A candidate can say the ugly truth that unaccompanied minors from Latin America are victims of child abuse by US standards. Cooperating with originating-country governments to open and manage a child abuse case would be a primarily federal responsibility due to the international nature of the case, though there would be room for a strong state role. Just think about it. If a mother from Miami, FL put her 12 year old on a freight train, destination, San Francisco, CA there is no question that child endangerment and abuse would be on the prosecutor’s menu when the kid’s caught. It would be unthinkable to have different treatment if the point of origin were Boston, MA. This is America and we believe in equal treatment under the law. So why is the legal treatment different when the kid’s from Guatamala, Mexico, or Panama? Their children are not inferior to ours and their treatment should be held to the same standards when they are within our borders. Trump’s plan doesn’t do this. That is weakness. For the general election, this line has the additional advantage of setting up Hillary Clinton as soft on child abuse.

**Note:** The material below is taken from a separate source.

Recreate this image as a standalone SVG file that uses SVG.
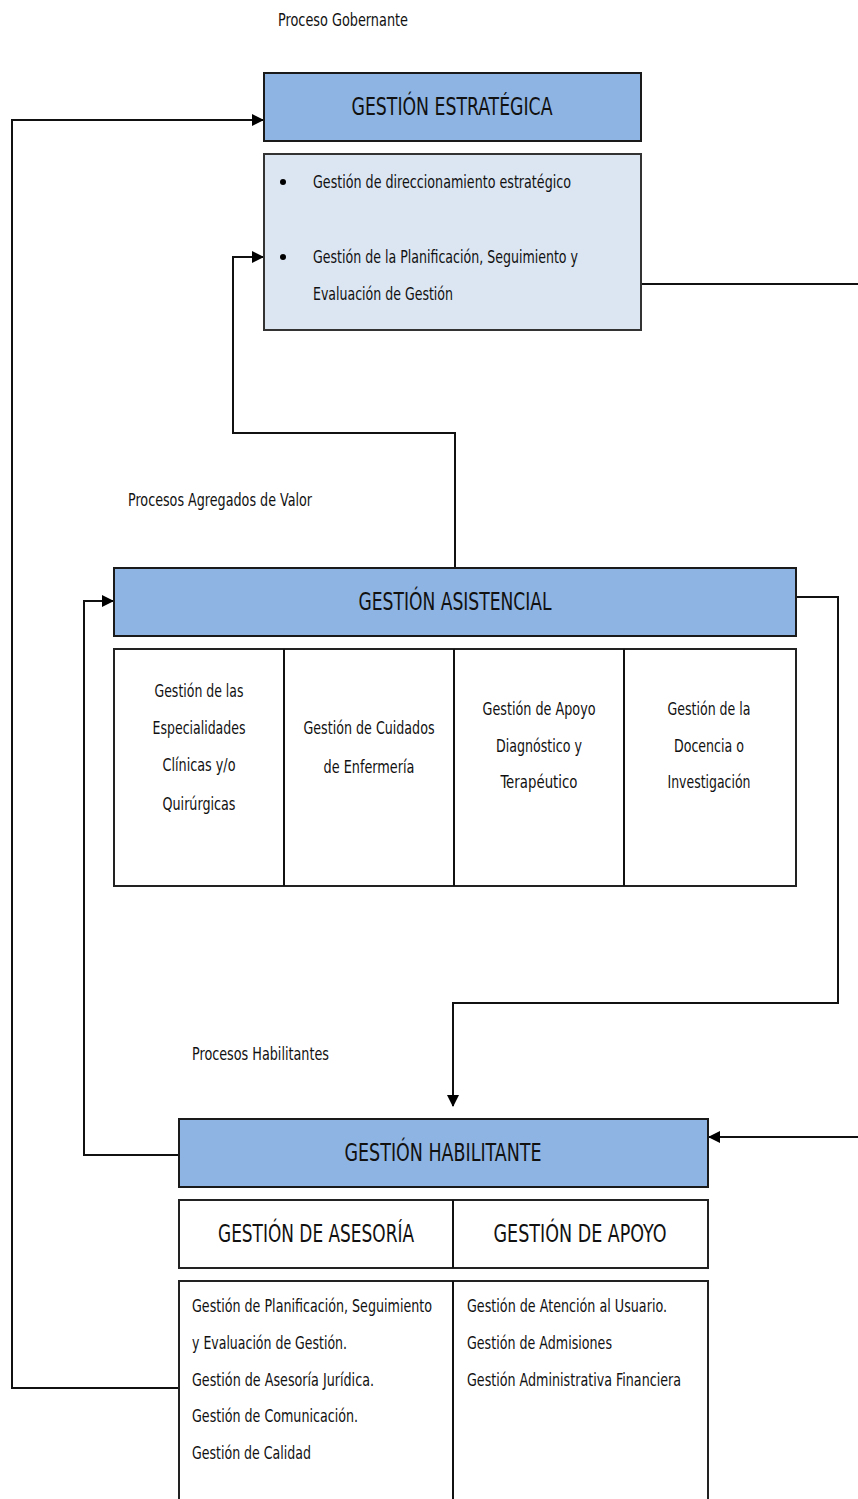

On the larger issue of immigration, the US civil war provides lessons. The destruction of slavery and the plantation system left an enormous pool of labor at loose ends and in desperate need and we mobilized to meet that emergency during the war. Today, the mitigation and end of several types of economic slavery has put the whole world in the same boat. The Deng reforms mitigated the Maoist economic slave system and unleashed hundreds of millions of people in search of jobs. The end of the Permit Raj in India released hundreds of millions more. The end of the Soviet system unleashed yet more within both Eastern Europe and all over the third world. As Republicans we rejoice in the mitigation and the ending of human bondage whether it’s outright slavery, serfdom, or goes under some modern label like communism. But the problems of how such recently liberated people are integrated into the world economy are just as daunting today as they were during our own civil war.
While much of the adjustment to that tidal wave has already taken place, the global political class is failing to create enough work to occupy all those idle hands which will put pressure on wages so long as the failure continues. In desperation many seek to enter the US illegally and our system for welcoming and integrating newcomers is swamped, something that is as dangerous as swamping a boat, or overfilling a house to the point of collapse.
We should not forget that for the vast majority of these economic migrants, plan A is getting a good job in their own society. Migration, especially illegal immigration is pretty far down on the list of preferred life plans for the vast majority of illegal immigrants.
So long as large pools of unemployed and underemployed exist anywhere that connects with the global economy, wages will continue to have downward pressure and Americans will feel the economic pain. A wall on the border is a single layer of defense. It is not enough.
The best defense is a defense in depth. While we build the wall, we need to significantly increase the number of jobs we create so that we drive unemployment down to its frictional rate of 3% and keep pressing on with job creation even after that so that jobs on the other side of the border increase and migrants stop there instead of here. The ideal is for people to have jobs in their own countries, in their own hometowns.
This can only be accomplished by getting government out of the way in terms of job creation and encouraging people to become part time or full time capitalists where they can.
Trump’s plan is weak because it is reactive and offers nothing in terms of reducing immigration pressure beyond our border where the first level of defense should be.